__What this task involves__
Drop the images; return everything else in the listing below exactly.
• • •
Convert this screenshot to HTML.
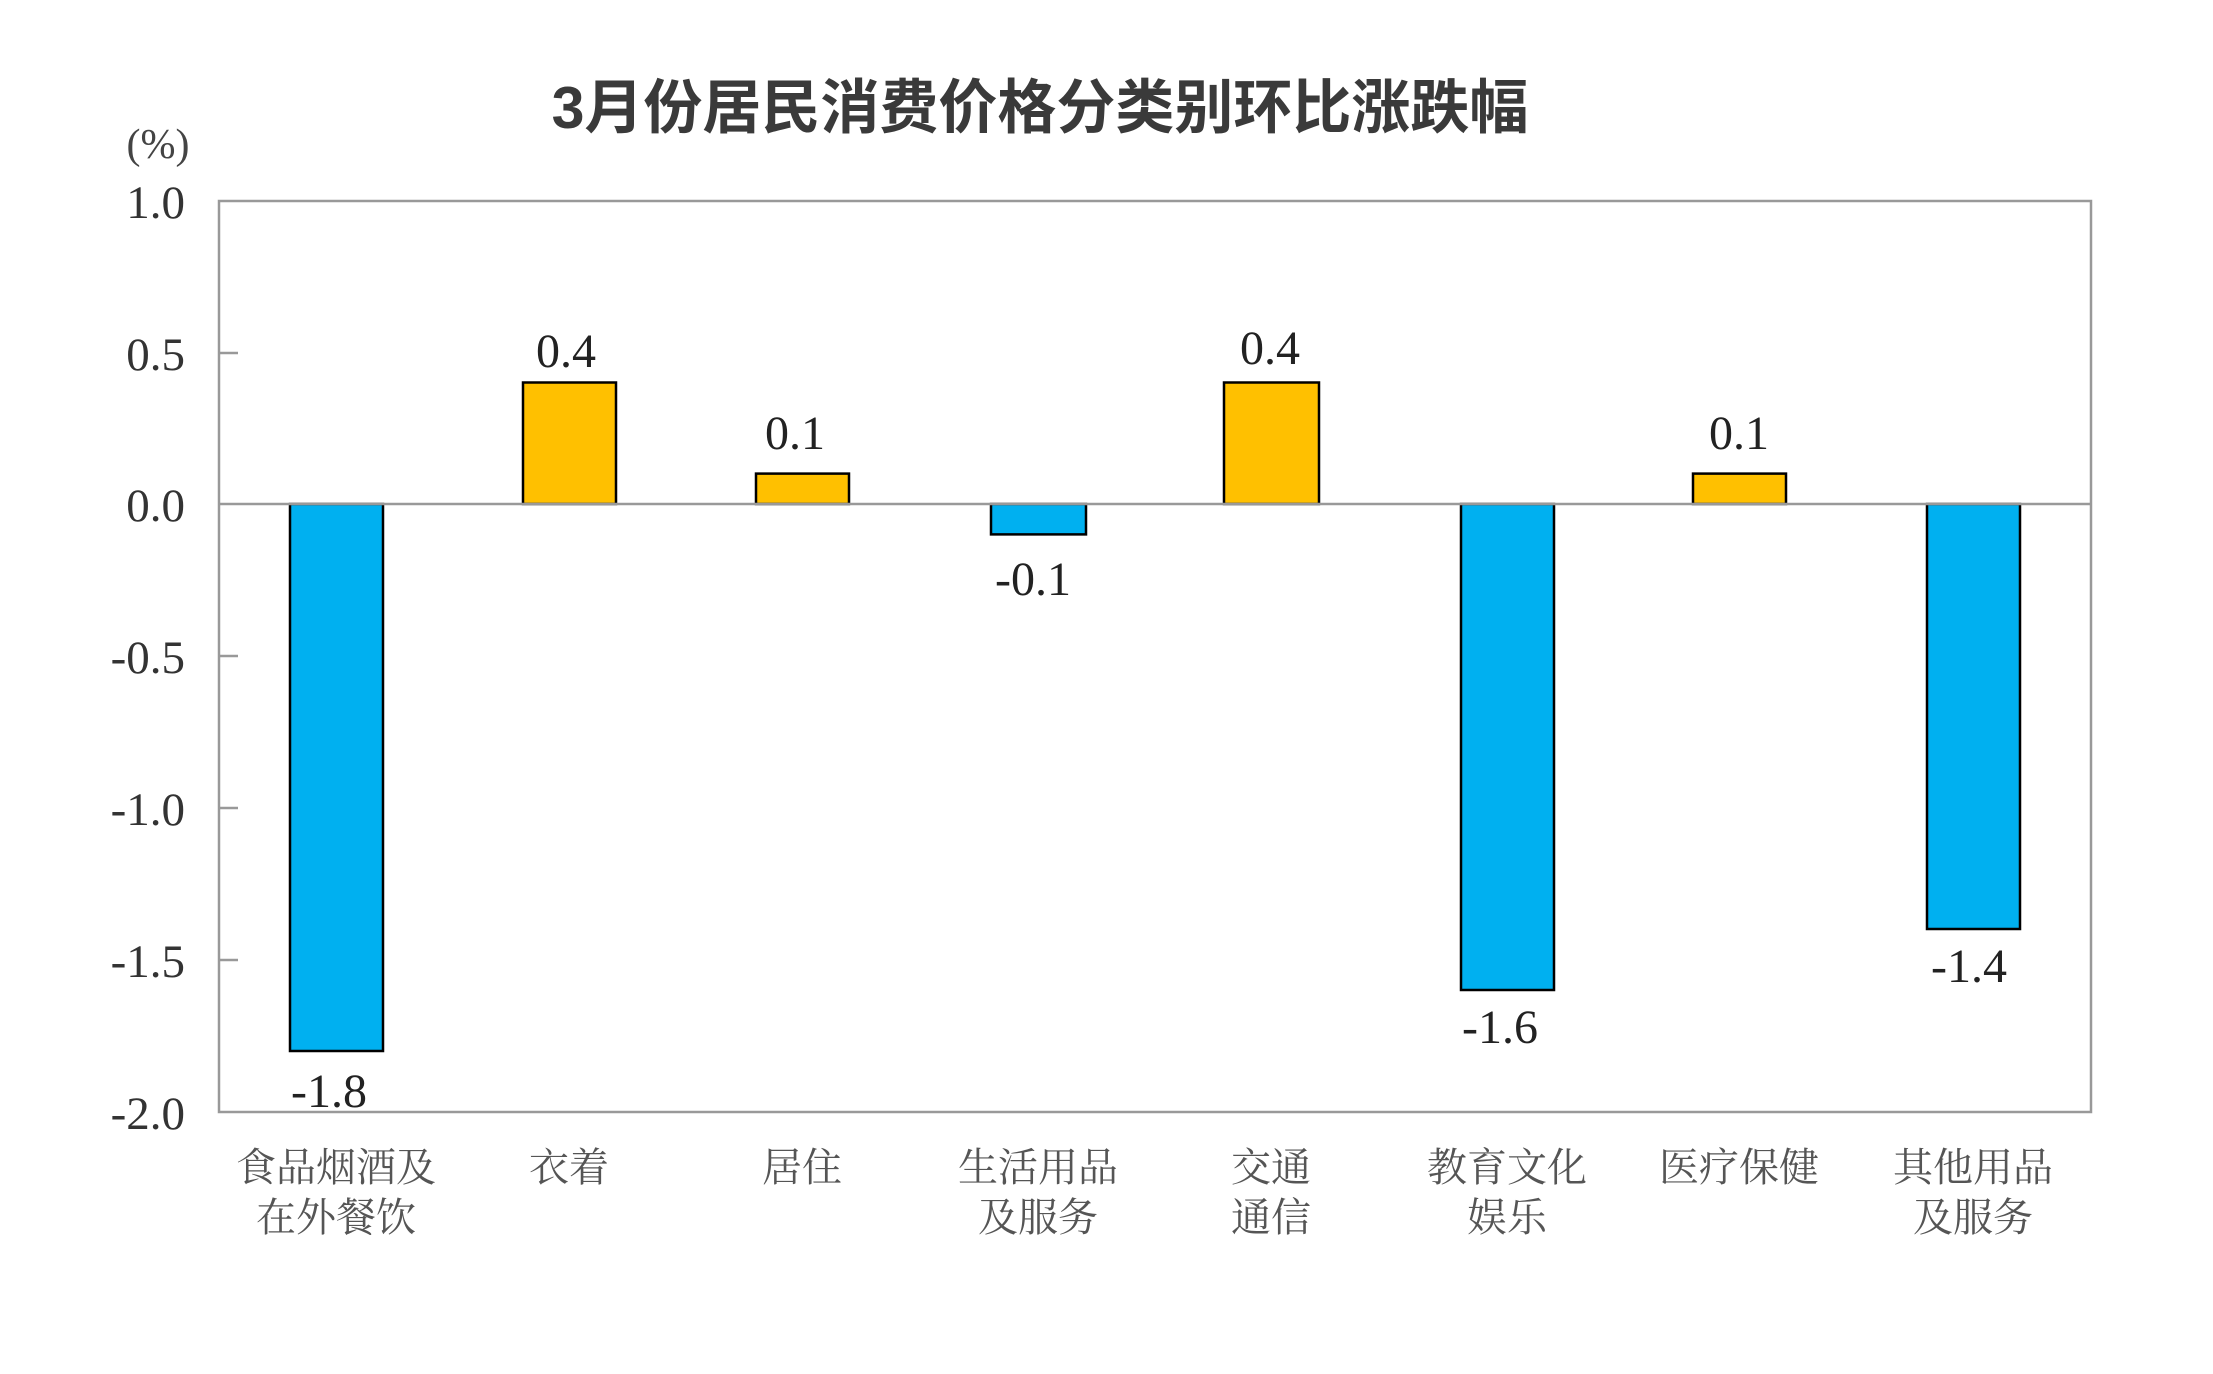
<!DOCTYPE html>
<html><head><meta charset="utf-8"><style>body{margin:0;background:#fff}</style></head><body>
<svg width="2213" height="1369" xmlns="http://www.w3.org/2000/svg">
<rect width="2213" height="1369" fill="#fff"/>
<text x="1040" y="128" font-family="'Liberation Sans','Noto Sans CJK SC',sans-serif" font-size="59" font-weight="bold" fill="#3a3a3a" text-anchor="middle">3月份居民消费价格分类别环比涨跌幅</text>
<text x="158" y="158" font-family="'Liberation Serif',serif" font-size="42" fill="#444" text-anchor="middle">(%)</text>
<g font-family="'Liberation Serif',serif" font-size="47" fill="#333" text-anchor="end">
<text x="185" y="218">1.0</text><text x="185" y="370">0.5</text><text x="185" y="521">0.0</text>
<text x="185" y="673">-0.5</text><text x="185" y="825">-1.0</text><text x="185" y="977">-1.5</text><text x="185" y="1129">-2.0</text>
</g>
<rect x="219" y="201" width="1872" height="911" fill="none" stroke="#999" stroke-width="2.5"/>
<g stroke="#999" stroke-width="2.5">
<line x1="219" y1="353" x2="238" y2="353"/><line x1="219" y1="656" x2="238" y2="656"/>
<line x1="219" y1="808" x2="238" y2="808"/><line x1="219" y1="960" x2="238" y2="960"/>
</g>
<g stroke="#000" stroke-width="2.5">
<rect x="290" y="504" width="93" height="547" fill="#00b0f0"/>
<rect x="523" y="382.5" width="93" height="121.5" fill="#ffc000"/>
<rect x="756" y="473.6" width="93" height="30.4" fill="#ffc000"/>
<rect x="991" y="504" width="95" height="30.4" fill="#00b0f0"/>
<rect x="1224" y="382.5" width="95" height="121.5" fill="#ffc000"/>
<rect x="1461" y="504" width="93" height="486" fill="#00b0f0"/>
<rect x="1693" y="473.6" width="93" height="30.4" fill="#ffc000"/>
<rect x="1927" y="504" width="93" height="425" fill="#00b0f0"/>
</g>
<line x1="219" y1="504" x2="2091" y2="504" stroke="#999" stroke-width="2.5"/>
<g font-family="'Liberation Serif',serif" font-size="48" fill="#222" text-anchor="middle">
<text x="329" y="1107">-1.8</text><text x="566" y="367">0.4</text><text x="795" y="449">0.1</text>
<text x="1033" y="595">-0.1</text><text x="1270" y="364">0.4</text><text x="1500" y="1043">-1.6</text>
<text x="1739" y="449">0.1</text><text x="1969" y="982">-1.4</text>
</g>
<g font-family="'Liberation Serif','Noto Serif CJK SC',serif" font-size="40" fill="#555" text-anchor="middle">
<text x="336" y="1181">食品烟酒及</text><text x="336" y="1231">在外餐饮</text>
<text x="569" y="1181">衣着</text>
<text x="802" y="1181">居住</text>
<text x="1038" y="1181">生活用品</text><text x="1038" y="1231">及服务</text>
<text x="1271" y="1181">交通</text><text x="1271" y="1231">通信</text>
<text x="1507" y="1181">教育文化</text><text x="1507" y="1231">娱乐</text>
<text x="1739" y="1181">医疗保健</text>
<text x="1973" y="1181">其他用品</text><text x="1973" y="1231">及服务</text>
</g>
</svg>
</body></html>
• • •
__Result__
Convert this screenshot to HTML.
<!DOCTYPE html>
<html><head><meta charset="utf-8"><style>body{margin:0;background:#fff}</style></head><body>
<svg width="2213" height="1369" xmlns="http://www.w3.org/2000/svg">
<rect width="2213" height="1369" fill="#fff"/>
<text x="1040" y="128" font-family="'Liberation Sans','Noto Sans CJK SC',sans-serif" font-size="59" font-weight="bold" fill="#3a3a3a" text-anchor="middle">3月份居民消费价格分类别环比涨跌幅</text>
<text x="158" y="158" font-family="'Liberation Serif',serif" font-size="42" fill="#444" text-anchor="middle">(%)</text>
<g font-family="'Liberation Serif',serif" font-size="47" fill="#333" text-anchor="end">
<text x="185" y="218">1.0</text><text x="185" y="370">0.5</text><text x="185" y="521">0.0</text>
<text x="185" y="673">-0.5</text><text x="185" y="825">-1.0</text><text x="185" y="977">-1.5</text><text x="185" y="1129">-2.0</text>
</g>
<rect x="219" y="201" width="1872" height="911" fill="none" stroke="#999" stroke-width="2.5"/>
<g stroke="#999" stroke-width="2.5">
<line x1="219" y1="353" x2="238" y2="353"/><line x1="219" y1="656" x2="238" y2="656"/>
<line x1="219" y1="808" x2="238" y2="808"/><line x1="219" y1="960" x2="238" y2="960"/>
</g>
<g stroke="#000" stroke-width="2.5">
<rect x="290" y="504" width="93" height="547" fill="#00b0f0"/>
<rect x="523" y="382.5" width="93" height="121.5" fill="#ffc000"/>
<rect x="756" y="473.6" width="93" height="30.4" fill="#ffc000"/>
<rect x="991" y="504" width="95" height="30.4" fill="#00b0f0"/>
<rect x="1224" y="382.5" width="95" height="121.5" fill="#ffc000"/>
<rect x="1461" y="504" width="93" height="486" fill="#00b0f0"/>
<rect x="1693" y="473.6" width="93" height="30.4" fill="#ffc000"/>
<rect x="1927" y="504" width="93" height="425" fill="#00b0f0"/>
</g>
<line x1="219" y1="504" x2="2091" y2="504" stroke="#999" stroke-width="2.5"/>
<g font-family="'Liberation Serif',serif" font-size="48" fill="#222" text-anchor="middle">
<text x="329" y="1107">-1.8</text><text x="566" y="367">0.4</text><text x="795" y="449">0.1</text>
<text x="1033" y="595">-0.1</text><text x="1270" y="364">0.4</text><text x="1500" y="1043">-1.6</text>
<text x="1739" y="449">0.1</text><text x="1969" y="982">-1.4</text>
</g>
<g font-family="'Liberation Serif','Noto Serif CJK SC',serif" font-size="40" fill="#555" text-anchor="middle">
<text x="336" y="1181">食品烟酒及</text><text x="336" y="1231">在外餐饮</text>
<text x="569" y="1181">衣着</text>
<text x="802" y="1181">居住</text>
<text x="1038" y="1181">生活用品</text><text x="1038" y="1231">及服务</text>
<text x="1271" y="1181">交通</text><text x="1271" y="1231">通信</text>
<text x="1507" y="1181">教育文化</text><text x="1507" y="1231">娱乐</text>
<text x="1739" y="1181">医疗保健</text>
<text x="1973" y="1181">其他用品</text><text x="1973" y="1231">及服务</text>
</g>
</svg>
</body></html>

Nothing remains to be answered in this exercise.